Michelin-starred, and an instant hit, Masseria was Stefanelli’s first solo restaurant, and the fine-dining Italian restaurant in the Union Market neighborhood cemented him as one of D.C.’s most important chefs. In 2017, Stefanelli—his father is Italian, his mother is Greek—traveled to Greece on a wine expedition. His family is from this border-shifting land, and his lineage hails from Ordu, which is present-day Turkey. These extensive R&D trips through Greece and the Black Sea is where he became enamored with the small villages, the winemaking, and the people behind the food—and it encouraged him to tell the story of the other side of his heritage through a culinary lens.

The new menu reveals homemade breads served with new-harvest Greek olive oil and a plethora of small plates, like the taramasalata (a dip of carp roe, olive oil and lemon); tirokafteri (a spicy mash of feta cheese); dolmades (grape leaves stuffed with rice); loukanika (pork and lamb sausage with leeks, orange and coriander); and beef tripe soup (in a luscious avgolemono-style broth, among other options. There’s also a selection of house-cured meats.

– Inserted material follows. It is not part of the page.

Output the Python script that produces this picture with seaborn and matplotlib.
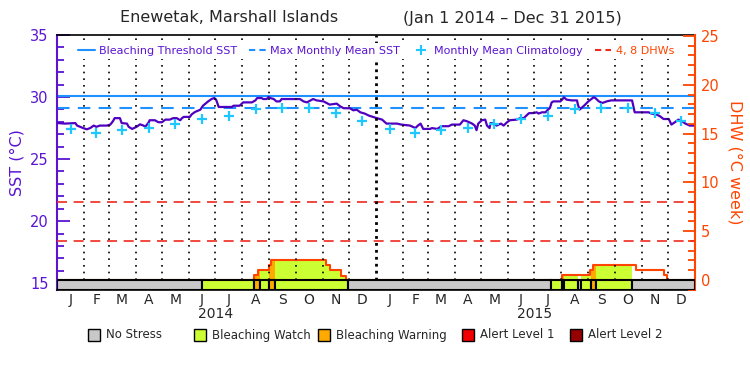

The menu maintains plenty of its biggest stars, like the slate of homemade pastas, including mantia. The tiny dumplings—stuffed with veal, dressed in brown butter and plated with a swoosh of yogurt—tell the sweetest tale. The saying goes, the smaller someone makes them, the more they love you.

Entrees include an ode to wild mushrooms, a filet of dorade royale paired with tomatoes, capers and olives; grilled Mediterranean octopus with black eye peas, basil and chili; roasted Shenandoah Valley lamb with lemon and oregano; stuffed quail; and olive-oil braised pork belly with cabbage.

As for dessert, “Greek breakfast” is a play on the way the Greeks start their day: coffee and a cigarette, but at Philotimo it’s chocolate sorbet, coffee mousse and chantilly cream layered in a mug with a rolled chocolate ganache on the saucer. Phyllo dough is made in house for a flawless baklava and the vanilla sundae is a show piece for sour cherries layered with a pistachio praline crumble and phyllo crisps.

The refreshed interior by Grupo 7 (the firm also created the original design) includes a shift in design and colorways, plus the addition of a DJ booth (with DJs spinning Thursday, Friday and Saturday). The high ceilings and large-scale windows let the dramatic light fixtures, in various materials like burlap, rope, crystal and metal, set the mood. There is now a second bar upstairs, and expanded private event spaces (with a private elevator).

The Philotimo team includes general manager and wine director Sotiris Bafitis, who grew up in Greece and the United States and traveled with Stefanelli within Greece. He has worked in D.C.’s defining establishments—Eighteenth Street Lounge, Jaleo, Zaytinya—and then transitioned into a role as a wine importer, bringing Greece’s most interesting bottles stateside. Blaine Welsh is the chef de cuisine, who most recently was executive chef of Destination Unknown Restaurants (Destino, Ghostbuger).

The wine cellar at Philotimo holds 4,000 bottles, focusing on Greek wines and the diaspora of Greek grapes and winemakers across the Mediterranean. The cocktail program is led by Creative Food Group’s beverage director, Joseph Kocjan. Signature cocktails tap into Greek exports like Stray Dog Wild Gin and mastiha, a liqueur, made from the mastic tree, which only grows on the Greek island of Chios. The cocktails range from the more eclectic, like the “Graydon Carter” with Metaxa 5 Stars brandy, Greek mountain tea, honey, lime and sparkling rose to the classic, “If I Were in Mykonos,” with gin, Mediterranean tonic, fruit, herbs and spices.

Philotimo is located at Midtown Center, 1100 15th Street NW, Washington, D.C.
Hours: Open Tuesday to Friday, 5:30 – 10 p.m. and Saturday, 5 – 10 p.m. Coming soon: Kaimaki, an all-day cafe with coffee, wine and cocktails opening in the adjoining space; and brunch at Philotimo.”